In the Matrix case, if a homeserver disappears for a while, it will sync any missed messages when it comes back online.


Which is a design deficiency when those messages are 6 months old, and are spam, from people who got banned 5 months ago.


I think so, but I'm not sure that OP would agree, given that they apparently want to see the exact same scrollback on all their devices.


> Wouldn't it be better in that case to show an error so that they can make sure the situation is addressed appropriately?

If you want a single centralised server then you can set things up that way. Presumably if you're using a setup with multiple servers, and took one of the servers on the flight/road trip, you wanted the people on the flight/road trip to be able to keep talking to each other over that server, even though that server is disconnected from the one in the office.


> How far back should you be able to amend history?

If user U1 sends a message M1 at time T1, then U1 must be able to modify/delete that message M1, in some reasonable sense, at any conceivable time from T1 forwards.

Any protocol that doesn't support some reasonable form of message modification/deletion in this sense, is a toy protocol, and will never be widely adopted.


I'm not talking about message editing but rather posting new messages with a backdated time.


I suppose every message has a few timestamps, including

- The timestamp that the user specified as part of the message

- The timestamp of the server that the user submitted the message to, directly

- The timestamp of the server that first received that message

- Any additional timestamp(s) of additional server(s) that received that message

The user can I guess backdate a time, but that would apply only to the first thing, and none of the others?


The first one is the only one that can accurately describe where the user intended for the message to land in the conversation. All the others are subject to network delays, so if you order messages by anything other than the first one, you are going to get a bad experience if you try to participate in a busy conversation with a poor connection.


The first one is entirely un-trustable, because the user-submitted timestamp can be at any arbitrary point in time, from t=0 to t=infinity. So the receiving system can use that timestamp as an important bit of signal, but it can't really treat it as strictly authoritative, at least not if it expects to maintain a coherent set of events overall.


Exactly, that's why I'm saying it's a more challenging problem than it appears and there's no one solution that always gives the best experience in every case. I personally think a hybrid approach of allowing some limited discrepancy between user and server timestamps is probably the best you can do.

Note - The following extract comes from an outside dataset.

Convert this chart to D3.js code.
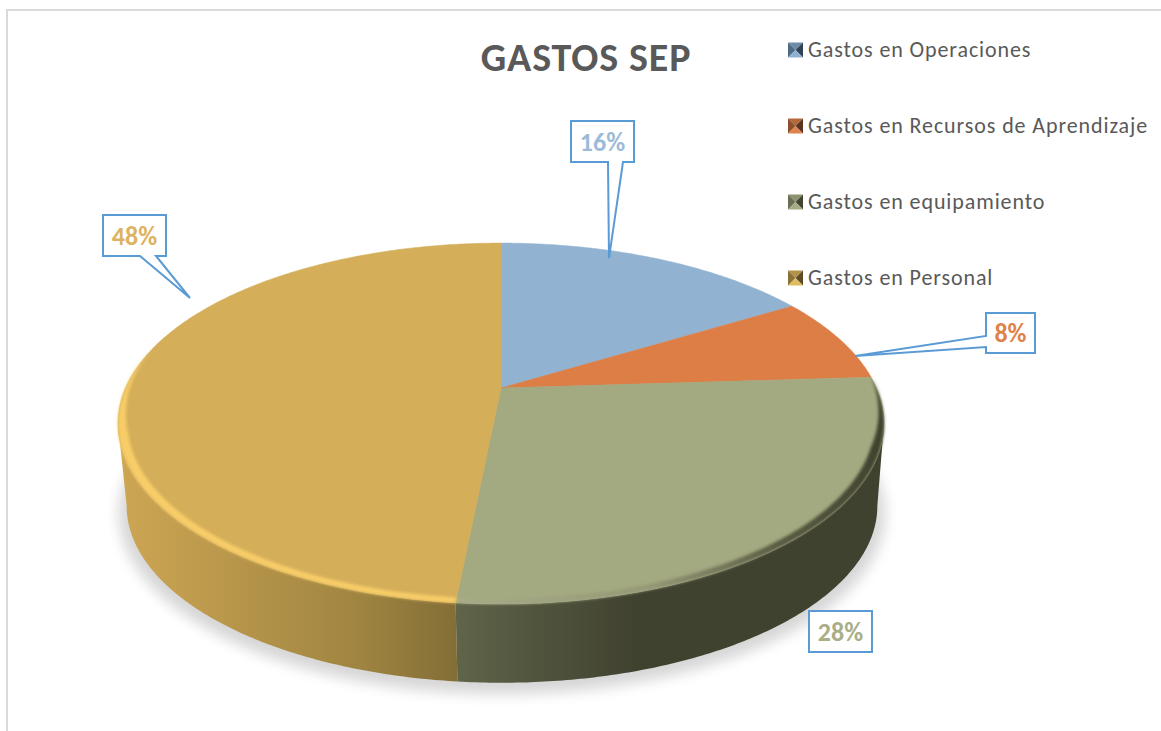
<!DOCTYPE html>
<html>
<head>
<meta charset="utf-8">
<script src="https://cdn.jsdelivr.net/npm/d3@7"></script>
<style>
  html, body { margin: 0; padding: 0; background: #fff; }
  svg { display: block; }
  text { font-family: Carlito, Lato, "Noto Sans", sans-serif; }
</style>
</head>
<body>
<div id="chart"></div>
<script>
// Chart data
const chartTitle = "GASTOS SEP";
const categories = ["Gastos en Operaciones", "Gastos en Recursos de Aprendizaje", "Gastos en equipamiento", "Gastos en Personal"];
const shares = [16.3, 7.7, 27.55, 48.45];
const sliceColors = ["#92b2d1", "#dc7e46", "#a3a980", "#d4ae59"];
const labelColors = ["#9dbbd8", "#df8349", "#a9ae88", "#dcb360"];

// Chart options
const width = 1161, height = 731;
const pieCfg = {
  cx: 501, cy: 388,   //Where the slices meet on the top face
  rx: 375.5, ry: 173.5, //Radii before the perspective
  tilt: 0.197,        //Near edge looks bigger than the far edge
  depth: 83,          //Height of the disc
  bottomScale: 0.98,  //Lower rim is a bit further away
  bottomShift: 1,
  bevel: 0.025        //Width of the bevel, part of the radius
};
// Callout boxes, tip is where the tail ends
const callouts = [
  {x: 571, y: 121, w: 63, h: 41, tail: [[608, 162], [609, 258], [623, 162]]},
  {x: 986, y: 313, w: 49, h: 40, tail: [[986, 336], [855, 356], [986, 347]]},
  {x: 809, y: 611, w: 63, h: 41, tail: null},
  {x: 103, y: 215, w: 63, h: 41, tail: [[140, 256], [190, 298], [156, 256]]}
];
const legendX = 788, legendRows = [50, 126, 202, 278], keySize = 15;

const svg = d3.select("#chart").append("svg").attr("width", width).attr("height", height);
const defs = svg.append("defs");

function addBlur(id, dev) {
  defs.append("filter").attr("id", id)
    .attr("x", "-10%").attr("y", "-10%").attr("width", "120%").attr("height", "120%")
    .append("feGaussianBlur").attr("stdDeviation", dev);
}
addBlur("soft", 1.5);
addBlur("softer", 7);

function addGradient(id, x1, x2, stops) {
  const g = defs.append("linearGradient").attr("id", id)
    .attr("gradientUnits", "userSpaceOnUse")
    .attr("x1", x1).attr("x2", x2).attr("y1", 0).attr("y2", 0);
  stops.forEach(s => g.append("stop").attr("offset", s[0]).attr("stop-color", s[1]));
}
addGradient("side-gold", 120, 457, [[0, "#cda653"], [0.25, "#bd9a4d"], [0.7, "#a08541"], [1, "#836e37"]]);
addGradient("side-olive", 457, 885, [[0, "#606449"], [0.2, "#50533c"], [0.42, "#404230"], [1, "#404230"]]);
addGradient("side-dark", 457, 885, [[0, "#404230"], [1, "#404230"]]);
addGradient("rim-olive", 457, 885, [[0, "#a8ab87"], [0.45, "#959876"], [0.75, "#5a5c44"], [1, "#3f412d"]]);

// Chart frame, only top and left are visible
svg.append("path")
  .attr("d", "M7,731V10H" + width)
  .attr("fill", "none").attr("stroke", "#d9d9d9").attr("stroke-width", 2);

// Circle to screen, angle is clockwise from the top
function project(angle, scale, dy, dx) {
  const x = Math.sin(angle), y = -Math.cos(angle);
  const w = 1 - pieCfg.tilt * y;
  return [pieCfg.cx + (dx || 0) + scale * pieCfg.rx * x / w, pieCfg.cy + dy + scale * pieCfg.ry * y / w];
}
function arcPoints(a0, a1, scale, dy, dx) {
  const n = Math.max(2, Math.ceil(Math.abs(a1 - a0) / 0.01));
  return d3.range(n + 1).map(i => project(a0 + (a1 - a0) * i / n, scale, dy, dx));
}
const pathLine = d3.line();

const slices = d3.pie().sort(null).value(d => d)(shares);
const fullAngle = Math.PI * 2;
const visFrom = Math.acos(-pieCfg.tilt), visTo = fullAngle - visFrom;

// Shadow under the disc
svg.append("path")
  .attr("d", pathLine(arcPoints(0, fullAngle, 1.0, pieCfg.depth + 7, pieCfg.bottomShift)) + "Z")
  .attr("fill", "#000").attr("opacity", 0.16).attr("filter", "url(#softer)");

// Outline of the disc side
function sidePath(a0, a1) {
  const top = arcPoints(a0, a1, 1, 0);
  const bottom = arcPoints(a1, a0, pieCfg.bottomScale, pieCfg.depth, pieCfg.bottomShift);
  return pathLine(top.concat(bottom)) + "Z";
}

// Side walls, only the front part can be seen
const sideFills = [null, "url(#side-dark)", "url(#side-olive)", "url(#side-gold)"];
slices.forEach((s, i) => {
  const a0 = Math.max(s.startAngle, visFrom), a1 = Math.min(s.endAngle, visTo);
  if (a1 <= a0) return;
  svg.append("path").attr("d", sidePath(a0, a1)).attr("fill", sideFills[i]);
});

// Top face
svg.selectAll(".slice")
  .data(slices)
  .enter()
  .append("path")
  .attr("class", "slice")
  .attr("d", d => pathLine([[pieCfg.cx, pieCfg.cy]].concat(arcPoints(d.startAngle, d.endAngle, 1, 0))) + "Z")
  .attr("fill", (d, i) => sliceColors[i])
  .attr("stroke", (d, i) => sliceColors[i])
  .attr("stroke-width", 0.5);

// Bevel along the front of the rim, tapers off towards the back
function bevelPath(a0, a1, taperStart, taperEnd) {
  const outer = arcPoints(a0, a1, 1, 0);
  const inner = d3.range(outer.length).map(i => {
    const t = i / (outer.length - 1);
    const a = a0 + (a1 - a0) * t;
    let f = 1;
    if (taperStart) f = Math.min(f, (a - a0) / 0.4);
    if (taperEnd) f = Math.min(f, (a1 - a) / 0.5);
    return project(a, 1 - pieCfg.bevel * f, 0);
  }).reverse();
  return pathLine(outer.concat(inner)) + "Z";
}
svg.append("path")
  .attr("d", bevelPath(slices[2].startAngle, slices[2].endAngle, true, false))
  .attr("fill", "url(#rim-olive)")
  .attr("filter", "url(#soft)");
svg.append("path")
  .attr("d", bevelPath(slices[3].startAngle, 4.95, false, true))
  .attr("fill", "#f8cd68")
  .attr("filter", "url(#soft)");

// Data labels with callouts
const percent = d3.format(".0%");
const callout = svg.selectAll(".callout")
  .data(callouts)
  .enter()
  .append("g")
  .attr("class", "callout");

callout.append("path")
  .attr("d", d => {
    const box = [[d.x, d.y], [d.x + d.w, d.y], [d.x + d.w, d.y + d.h], [d.x, d.y + d.h]];
    if (!d.tail) return pathLine(box) + "Z";
    // Tail leaves from the bottom edge or from the left edge
    if (d.tail[0][0] === d.x) {
      return pathLine([box[0], box[1], box[2], box[3], d.tail[2], d.tail[1], d.tail[0]]) + "Z";
    }
    return pathLine([box[0], box[1], box[2], d.tail[2], d.tail[1], d.tail[0], box[3]]) + "Z";
  })
  .attr("fill", "#fff")
  .attr("stroke", "#5b9bd5")
  .attr("stroke-width", 2)
  .attr("stroke-linejoin", "miter");

callout.append("text")
  .attr("x", d => d.x + d.w / 2)
  .attr("y", d => d.y + d.h / 2 + 9)
  .attr("text-anchor", "middle")
  .attr("font-size", 26)
  .attr("font-weight", 700)
  .attr("fill", (d, i) => labelColors[i])
  .text((d, i) => percent(shares[i] / d3.sum(shares)));

// Title
svg.append("text")
  .attr("x", 586)
  .attr("y", 71)
  .attr("text-anchor", "middle")
  .attr("font-size", 40)
  .attr("font-weight", 700)
  .attr("letter-spacing", 0.9)
  .attr("fill", "#595959")
  .text(chartTitle);

// Legend, each key is a small bevelled square
const keyShades = [
  ["#6f8ba8", "#4f6a85", "#2f4256", "#8fb0cf"],
  ["#b5683a", "#8f4f2a", "#5a3420", "#dd8350"],
  ["#8d9270", "#6a6e52", "#42452f", "#a6ab85"],
  ["#b39348", "#8a7237", "#5c4c25", "#e0bb62"]
];
const legend = svg.selectAll(".legend")
  .data(categories)
  .enter()
  .append("g")
  .attr("class", "legend")
  .attr("transform", (d, i) => "translate(" + legendX + "," + legendRows[i] + ")");

const k = keySize, m = keySize / 2;
const keyFacets = [
  [[0, 0], [k, 0], [m, m]],
  [[0, 0], [m, m], [0, k]],
  [[k, 0], [k, k], [m, m]],
  [[0, k], [m, m], [k, k]]
];
legend.each(function(d, i) {
  const g = d3.select(this);
  keyFacets.forEach((f, j) => {
    g.append("path")
      .attr("d", pathLine(f.map(p => [p[0], p[1] - m])) + "Z")
      .attr("fill", keyShades[i][j]);
  });
});
legend.append("text")
  .attr("x", 20)
  .attr("y", 7)
  .attr("font-size", 22)
  .attr("letter-spacing", 0.9)
  .attr("fill", "#595959")
  .text(d => d);
</script>
</body>
</html>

This shouldn't be an issue for systems where a server mediates communication: the server should be timestamping messages, not the clients.

This could indeed be a potential problem for a decentralized system, or one where the server for some reason cannot (or cannot be trusted to) timestamp messages. In that case, I think the best behavior for a client would be to always display messages in the order they've arrived, regardless of any timestamp provided by the sender.

But this problem shouldn't exist for a system like Matrix. Matrix is (somewhat) decentralized, but each homeserver can still decide on the message ordering it will present to its own clients.


If you don't allow the client to specify the time they sent the messages, then anyone who has a poor connection is going to be subject to an annoying behaviour where their messages are constantly going out of the intended order during busy conversations.


Obv it depends, but one way to "solve" this it is to show an edit history, or at least the latest edit timestamp along with some visual indicator that the message was edited recently


I'm not talking about edits, I'm talking about sending new messages which are backdated to appear as part of an older conversation


icic, yeah that definitely shouldn't be allowed


Matrix allow to edit weeks old messages, already.


But there's a flag which indicates they've been edited and you can see the edit history, right? So that's not useful for this scenario.